A longtime City of Lockport business will be moving to the Town of Lockport, with a 100 percent tax exemption for a decade clearing its way.
The town Industrial Development Agency will hold a public hearing at 9 a.m. Jan. 13 on the tax break for Introl Design.
Also on the agenda that day will be a public hearing on a five-year aid package to reopen Spartech Polycom, an auto parts supplier that went dark in late 2009.
David R. Kinyon, town economic development coordinator, said this week that Introl is seeking a 15-year payment-in-lieu-of-taxes, or PILOT, arrangement. The company would pay no property taxes at all for the first 10 years.
After that, Introl would pay at 20 percent of its full assessed value in the 11th year, and that figure would rise 20 percent per year.
Company president Ali Shams said Introl will invest about $800,000 in a new 12,000-square-foot building in the town industrial park off Upper Mountain Road.
Shams said Introl has been in business since February 1970, when Bob Barry founded it in the basement of his home on Thrall Road in Cambria.
"We've been on North Street [in the City of Lockport] since 1978," said Shams, an Iranian-born electrical engineer who came to the U.S. that same year to begin work on an electrical engineering degree at the University at Buffalo.

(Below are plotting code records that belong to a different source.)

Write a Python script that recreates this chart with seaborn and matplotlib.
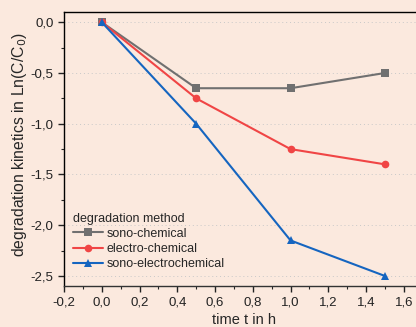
import matplotlib
matplotlib.use("Agg")
import matplotlib.pyplot as plt
import pandas as pd
import seaborn as sns
from matplotlib.ticker import MultipleLocator, FuncFormatter

# data
time_h = [0.0, 0.5, 1.0, 1.5]
sono_chemical = [0.0, -0.65, -0.65, -0.50]
electro_chemical = [0.0, -0.75, -1.25, -1.40]
sono_electrochemical = [0.0, -1.00, -2.15, -2.50]
methods = ["sono-chemical", "electro-chemical", "sono-electrochemical"]
colors = ["#707070", "#F04545", "#1565C0"]
markers = ["s", "o", "^"]

rows = []
for name, vals in zip(methods, [sono_chemical, electro_chemical, sono_electrochemical]):
    for t, v in zip(time_h, vals):
        rows.append({"time": t, "value": v, "method": name})
df = pd.DataFrame(rows)

sns.set_style("ticks")
plt.rcParams["font.family"] = ["Liberation Sans", "DejaVu Sans"]
bg = "#FBE9DE"

fig = plt.figure(figsize=(4.16, 3.27), dpi=100, facecolor=bg)
ax = fig.add_axes([0.154, 0.125, 0.862, 0.838])
ax.set_facecolor(bg)

sns.lineplot(
    data=df, x="time", y="value", hue="method", style="method",
    hue_order=methods, style_order=methods,
    palette=colors, markers=dict(zip(methods, markers)), dashes=False,
    markersize=5.5, markeredgewidth=0, linewidth=1.5, ax=ax,
)

ax.set_xlim(-0.2, 1.7)
ax.set_ylim(-2.6, 0.1)
ax.xaxis.set_major_locator(MultipleLocator(0.2))
ax.xaxis.set_minor_locator(MultipleLocator(0.1))
ax.yaxis.set_major_locator(MultipleLocator(0.5))
ax.yaxis.set_minor_locator(MultipleLocator(0.25))
comma = FuncFormatter(lambda v, p: f"{v:.1f}".replace(".", ",").replace("-0,0", "0,0"))
ax.xaxis.set_major_formatter(comma)
ax.yaxis.set_major_formatter(comma)
ax.tick_params(which="major", direction="out", length=4, width=1, labelsize=9.5, colors="#222222")
ax.tick_params(which="minor", direction="out", length=2, width=0.8)
for y in [0.0, -0.5, -1.0, -1.5, -2.0, -2.5]:
    ax.axhline(y, color="#C8C8C8", linestyle=(0, (1, 3)), linewidth=0.7, zorder=0)

for s in ["top", "left"]:
    ax.spines[s].set_color("black")
    ax.spines[s].set_linewidth(1.0)
ax.spines["bottom"].set_color("#333333")
ax.spines["bottom"].set_linewidth(1.0)
ax.spines["right"].set_visible(False)

ax.set_xlabel("time t in h", fontsize=10.5)
ax.set_ylabel("degradation kinetics in Ln(C/C$_0$)", fontsize=11.3)
ax.xaxis.set_label_coords(0.502, -0.097)
ax.yaxis.set_label_coords(-0.098, 0.518)

leg = ax.legend(
    title="degradation method", loc="upper left", bbox_to_anchor=(0.0, 0.30),
    frameon=False, fontsize=9, title_fontsize=9, handlelength=2.4,
    handletextpad=0.3, labelspacing=0.25, borderaxespad=0.3,
)
leg._legend_box.align = "left"

fig.savefig("out.png", dpi=100, facecolor=bg)
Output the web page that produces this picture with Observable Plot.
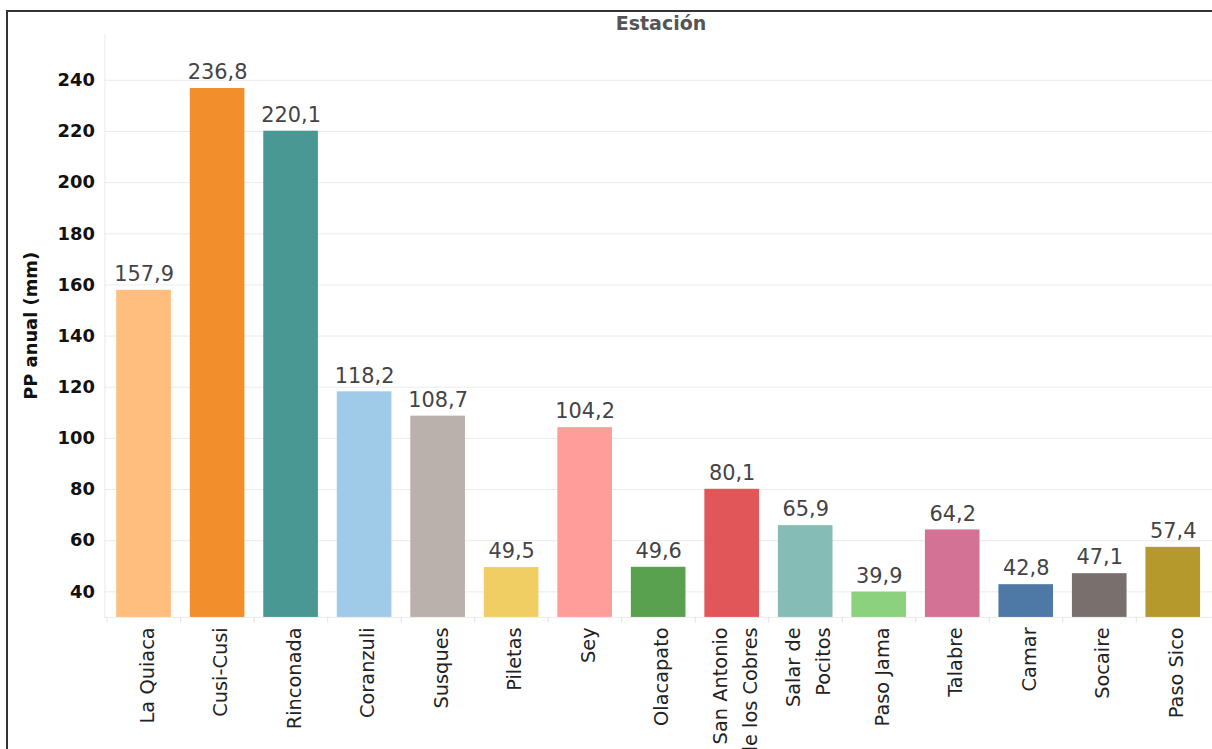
<!DOCTYPE html>
<html>
<head>
<meta charset="utf-8">
<script src="https://cdn.jsdelivr.net/npm/d3@7"></script>
<script src="https://cdn.jsdelivr.net/npm/@observablehq/plot@0.6"></script>
<style>
  html, body { margin: 0; padding: 0; background: #fff; overflow: hidden; width: 1212px; height: 749px; }
  #frame { position: absolute; left: 6px; top: 10px; width: 1300px; height: 800px;
           border-left: 2px solid #333; border-top: 2px solid #333; }
  #header { position: absolute; top: 12px; left: 561px; width: 200px; text-align: center;
            font-family: "DejaVu Sans", sans-serif; font-size: 19px; font-weight: bold; color: #555; }
  #chart { position: absolute; left: 0; top: 0; }
</style>
</head>
<body>
<div id="frame"></div>
<div id="header">Estación</div>
<div id="chart"></div>
<script>
const stations = ["La Quiaca", "Cusi-Cusi", "Rinconada", "Coranzuli", "Susques", "Piletas", "Sey", "Olacapato",
  "San Antonio\nde los Cobres", "Salar de\nPocitos", "Paso Jama", "Talabre", "Camar", "Socaire", "Paso Sico"];
const ppAnual = [157.9, 236.8, 220.1, 118.2, 108.7, 49.5, 104.2, 49.6, 80.1, 65.9, 39.9, 64.2, 42.8, 47.1, 57.4];
const barColors = ["#FFBE7D", "#F28E2B", "#499894", "#A0CBE8", "#BAB0AC", "#F1CE63", "#FF9D9A", "#59A14F",
  "#E15759", "#86BCB6", "#8CD17D", "#D37295", "#4E79A7", "#79706E", "#B6992D"];
const yTicks = [40, 60, 80, 100, 120, 140, 160, 180, 200, 220, 240];

const data = stations.map((s, i) => ({station: s, pp: ppAnual[i]}));
const fmt = v => v.toFixed(1).replace(".", ",");

const W = 1220, ML = 105;
const step = (W - ML) / stations.length;

const chart = Plot.plot({
  width: W, height: 749,
  marginLeft: ML, marginRight: 0, marginTop: 34, marginBottom: 128,
  style: {fontFamily: "'DejaVu Sans', sans-serif", background: "transparent", overflow: "visible"},
  x: {domain: stations, paddingInner: 0.255, paddingOuter: 0.1275, label: null},
  y: {domain: [30, 258], clamp: true, label: "PP anual (mm)"},
  color: {domain: stations, range: barColors},
  marks: [
    Plot.gridY(yTicks, {stroke: "#ebebeb", strokeOpacity: 1}),
    Plot.frame({anchor: "left", stroke: "#ebebeb"}),
    Plot.ruleY([30], {stroke: "#ebebeb"}),
    Plot.ruleX(stations, {x: d => d, y1: 30, y2: 30, insetBottom: -6, dx: -step / 2, stroke: "#e3e3e3"}),
    Plot.barY(data, {x: "station", y: "pp", fill: "station"}),
    Plot.text(data, {x: "station", y: "pp", text: d => fmt(d.pp), dy: -16, fontSize: 21, fill: "#444"}),
    Plot.axisY(yTicks, {tickSize: 0, tickPadding: 10, fontSize: 18, fontWeight: "bold", fill: "#111",
      label: "PP anual (mm)", labelAnchor: "center", labelArrow: "none", labelOffset: 81}),
    Plot.axisX({tickRotate: -90, tickSize: 0, tickPadding: 10, fontSize: 19.5, fill: "#222", label: null, lineHeight: 1.54})
  ]
});
document.getElementById("chart").appendChild(chart);
</script>
</body>
</html>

Shams, a Clarence resident, has been with Introl since 1984. The company, which employs 15 people, produces a variety of technical products, including various types and sizes of brushless electric motors.
But its meal ticket recently has been railway electronics, specifically a detector that triggers the track switches or a railroad crossing gate when a train passes over it.
The North Street plant is only one-third the size of the one Introl plans to build. Kinyon said the company is pledging to add six new jobs within two years.
As for Spartech Polycom, the company produced polypropylene pellets that were pressed into auto parts. It was formerly called Huntsman Polycom.
Its plant, also in the town industrial park, supplied nearby Harrison Radiator, later Delphi Thermal and Interior, for many years.
But with General Motors resuming ownership of the Lockport plant and then going bankrupt, Spartech lost its customer and closed in December 2009.
Kinyon said that with GM bouncing back, Spartech looks to do likewise. The company, which employed 35 people at its peak, was down to about 15 employees when it closed its 39,000-square-foot plant.